Earlier this week, Texas governor Rick Perry gloated that his "pro-business" policies allowed his state to steal 3,000 Toyota jobs from California. If true, that would be terrible public policy. But it now appears it's not true, which is even worse.

The issue of states handing out public money to private companies in the form of tax breaks and other corporate welfare is an important one, because it will continue, and it will continue being an outrageously wasteful policy, because all it does is transfer (not create) jobs around the country at a massive cost to the public. So it's important to understand that swaggering moron Rick Perry, who could not care less about damaging the economic health of the nation as a whole as long as he could score some political points for it, was just this week claiming credit for Toyota's decision to transfer much of its U.S. operations out of California and into Texas, because Texas has such "business-friendly" Republican policies, whereas California has high taxes and liberals. This is the framing that Rick Perry, a blow-dried idiot who would be your president, is giving to this issue.

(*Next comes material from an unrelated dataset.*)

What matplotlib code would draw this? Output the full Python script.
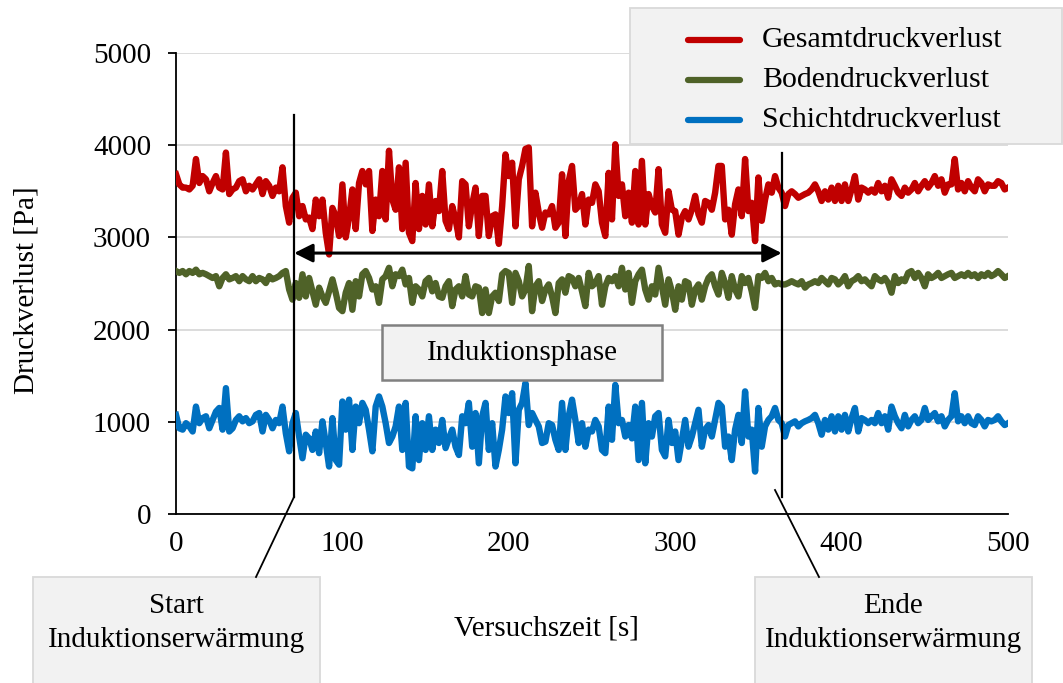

Now then. Today, the L.A. Times digs into exactly why Toyota decided to leave California. Here is what the company said:

[Toyota North American chief Jim] Lentz said the move grew from a conversation a year ago with Toyota global President Akio Toyoda, about how to structure North American business "for the next 50 years." The current setup, with corporate affiliates spread across the U.S., no longer made sense for a company that builds and sells millions of cars a year here.

Toyota began looking for a place to consolidate, comparing everything from climate and direct flights to Japan to cost of living and schools in 100 metro areas. It then narrowed the list to four finalists: Atlanta, Charlotte, N.C., Denver and Plano, an affluent suburb of Dallas. Torrance was never on the list, in part because Lentz wanted to avoid a culture clash between different arms of corporate management.

Lentz said that the $40 million in public money that Texas gifted Toyota for moving there was "a minor factor." The L.A. Times also points out that since 2007, wages in Texas have fallen by nearly twice as much as they have in California; that Texas has no personal income tax; and that data shows that companies relocating in and out of California has only been shown to affect total employment there by 1-2%.

So let's review the possibilities here: if you take Rick Perry as completely correct, the best-case scenario is that he spent $40 million of taxpayer money to steal jobs from another state, creating no new jobs in the process. If you take Toyota at its word, it's even worse: Rick Perry gave $40 million in public money to a corporation that would have moved to Texas anyhow. (Why not just deposit the payroll taxes of minimum wage-earning Texans directly into the bank account of the Toyota corporation and save some time?) Not to mention the fact that Rick Perry's shitty pro-business anti-public tax policies are one reason that the state of Texas "ranks 50th in high school graduation rate, first in amount of carbon emissions, first in hazardous waste produced, last in voter turnout, first in percentage of people without health insurance, and second in percentage of uninsured kids." And not to mention the fact that poaching companies from other states has been shown to be an insufficient way to address your own state's employment situation.

Congratulations, you swaggering fucking moron! Vote Perry 2016!